__Supplied data__
━━━━━━━━

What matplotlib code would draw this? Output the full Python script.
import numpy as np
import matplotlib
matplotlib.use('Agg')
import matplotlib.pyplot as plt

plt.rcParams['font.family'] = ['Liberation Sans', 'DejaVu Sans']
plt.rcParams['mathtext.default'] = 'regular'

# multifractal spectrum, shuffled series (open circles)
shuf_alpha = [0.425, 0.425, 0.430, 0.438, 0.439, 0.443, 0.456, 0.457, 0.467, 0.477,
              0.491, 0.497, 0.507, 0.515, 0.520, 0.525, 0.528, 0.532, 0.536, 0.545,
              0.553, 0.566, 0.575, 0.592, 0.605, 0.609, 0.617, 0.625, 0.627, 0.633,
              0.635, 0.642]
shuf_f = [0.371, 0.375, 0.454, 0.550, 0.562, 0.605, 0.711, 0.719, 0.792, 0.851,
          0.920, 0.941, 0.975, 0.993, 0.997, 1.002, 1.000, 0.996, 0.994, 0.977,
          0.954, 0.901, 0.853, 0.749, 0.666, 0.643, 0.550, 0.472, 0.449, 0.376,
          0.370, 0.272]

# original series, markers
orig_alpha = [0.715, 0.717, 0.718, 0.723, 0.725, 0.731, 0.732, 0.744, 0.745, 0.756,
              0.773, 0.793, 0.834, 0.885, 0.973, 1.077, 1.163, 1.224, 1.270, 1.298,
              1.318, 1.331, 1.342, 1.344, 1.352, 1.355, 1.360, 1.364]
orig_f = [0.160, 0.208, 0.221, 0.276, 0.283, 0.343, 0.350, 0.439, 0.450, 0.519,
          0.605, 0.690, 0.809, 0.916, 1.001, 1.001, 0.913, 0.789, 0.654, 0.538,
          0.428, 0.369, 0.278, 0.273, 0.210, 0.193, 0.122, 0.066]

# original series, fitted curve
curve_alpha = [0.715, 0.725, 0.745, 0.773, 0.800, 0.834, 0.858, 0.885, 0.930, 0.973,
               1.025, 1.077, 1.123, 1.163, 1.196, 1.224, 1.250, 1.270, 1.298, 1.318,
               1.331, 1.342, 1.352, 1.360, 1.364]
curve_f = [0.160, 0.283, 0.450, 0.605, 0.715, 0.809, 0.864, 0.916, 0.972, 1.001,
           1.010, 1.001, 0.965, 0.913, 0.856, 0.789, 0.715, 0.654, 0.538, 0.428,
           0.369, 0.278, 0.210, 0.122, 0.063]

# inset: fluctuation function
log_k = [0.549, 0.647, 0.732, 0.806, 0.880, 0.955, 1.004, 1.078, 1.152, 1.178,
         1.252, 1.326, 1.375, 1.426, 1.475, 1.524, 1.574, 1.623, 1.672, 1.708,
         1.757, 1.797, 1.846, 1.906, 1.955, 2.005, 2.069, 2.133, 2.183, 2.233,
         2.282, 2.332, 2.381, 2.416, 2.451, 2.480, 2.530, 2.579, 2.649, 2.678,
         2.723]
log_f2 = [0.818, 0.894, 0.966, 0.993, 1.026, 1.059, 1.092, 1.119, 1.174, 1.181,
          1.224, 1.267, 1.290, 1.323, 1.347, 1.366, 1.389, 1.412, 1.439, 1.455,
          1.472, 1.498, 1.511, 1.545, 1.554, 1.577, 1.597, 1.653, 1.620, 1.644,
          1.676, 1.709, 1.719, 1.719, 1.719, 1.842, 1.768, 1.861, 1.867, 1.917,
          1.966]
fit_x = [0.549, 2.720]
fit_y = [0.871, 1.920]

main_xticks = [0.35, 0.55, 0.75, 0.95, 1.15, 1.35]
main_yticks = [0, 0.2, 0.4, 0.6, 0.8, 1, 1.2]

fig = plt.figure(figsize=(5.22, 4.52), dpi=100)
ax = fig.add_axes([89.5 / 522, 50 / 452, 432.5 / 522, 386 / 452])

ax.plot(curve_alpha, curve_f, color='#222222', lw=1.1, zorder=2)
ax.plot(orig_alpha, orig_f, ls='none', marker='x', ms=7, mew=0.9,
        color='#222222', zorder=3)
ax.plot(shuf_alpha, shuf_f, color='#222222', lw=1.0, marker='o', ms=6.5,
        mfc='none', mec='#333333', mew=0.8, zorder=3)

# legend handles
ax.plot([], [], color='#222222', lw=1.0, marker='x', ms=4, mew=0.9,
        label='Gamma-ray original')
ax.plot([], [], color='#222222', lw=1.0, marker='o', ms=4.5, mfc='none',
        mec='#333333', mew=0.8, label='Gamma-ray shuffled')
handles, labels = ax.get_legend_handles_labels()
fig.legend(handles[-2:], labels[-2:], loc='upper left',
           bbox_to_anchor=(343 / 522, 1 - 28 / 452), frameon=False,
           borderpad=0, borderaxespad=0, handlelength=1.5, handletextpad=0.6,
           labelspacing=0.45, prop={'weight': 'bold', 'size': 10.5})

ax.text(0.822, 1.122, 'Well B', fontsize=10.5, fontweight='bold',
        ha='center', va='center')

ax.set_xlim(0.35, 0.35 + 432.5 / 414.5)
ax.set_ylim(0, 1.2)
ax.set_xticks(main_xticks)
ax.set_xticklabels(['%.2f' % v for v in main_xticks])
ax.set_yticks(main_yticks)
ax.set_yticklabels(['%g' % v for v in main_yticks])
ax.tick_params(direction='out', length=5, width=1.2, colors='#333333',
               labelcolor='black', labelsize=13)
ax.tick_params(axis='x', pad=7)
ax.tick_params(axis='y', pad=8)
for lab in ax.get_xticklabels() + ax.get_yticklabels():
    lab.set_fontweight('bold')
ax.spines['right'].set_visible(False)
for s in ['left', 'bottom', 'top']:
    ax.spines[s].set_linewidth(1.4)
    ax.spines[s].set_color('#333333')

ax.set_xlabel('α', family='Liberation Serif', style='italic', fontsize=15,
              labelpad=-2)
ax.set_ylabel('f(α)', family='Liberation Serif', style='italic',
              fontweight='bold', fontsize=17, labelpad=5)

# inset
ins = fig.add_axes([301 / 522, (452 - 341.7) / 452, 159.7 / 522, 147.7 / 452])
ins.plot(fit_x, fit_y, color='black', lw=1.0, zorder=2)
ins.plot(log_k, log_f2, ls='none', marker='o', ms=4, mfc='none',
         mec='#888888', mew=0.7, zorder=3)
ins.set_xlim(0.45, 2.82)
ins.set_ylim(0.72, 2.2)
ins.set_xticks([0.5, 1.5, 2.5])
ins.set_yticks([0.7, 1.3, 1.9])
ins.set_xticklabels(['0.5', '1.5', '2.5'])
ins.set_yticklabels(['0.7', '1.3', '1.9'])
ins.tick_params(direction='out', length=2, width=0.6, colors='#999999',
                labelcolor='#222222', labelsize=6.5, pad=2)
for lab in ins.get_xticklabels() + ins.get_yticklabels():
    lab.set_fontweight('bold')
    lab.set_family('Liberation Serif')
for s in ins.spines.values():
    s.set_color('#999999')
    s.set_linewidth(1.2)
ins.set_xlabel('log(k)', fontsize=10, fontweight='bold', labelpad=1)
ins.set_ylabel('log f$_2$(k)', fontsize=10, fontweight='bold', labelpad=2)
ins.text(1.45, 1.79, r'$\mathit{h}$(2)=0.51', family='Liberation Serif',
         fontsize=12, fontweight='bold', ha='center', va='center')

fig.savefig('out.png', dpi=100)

━━━━━━━━

__Required task__
Using the material above, quote the first line and each line after it, stopping at and including the line that holds "plt.rcParams['mathtext.default'] = 'regular'".

__Reply__
What matplotlib code would draw this? Output the full Python script.
import numpy as np
import matplotlib
matplotlib.use('Agg')
import matplotlib.pyplot as plt

plt.rcParams['font.family'] = ['Liberation Sans', 'DejaVu Sans']
plt.rcParams['mathtext.default'] = 'regular'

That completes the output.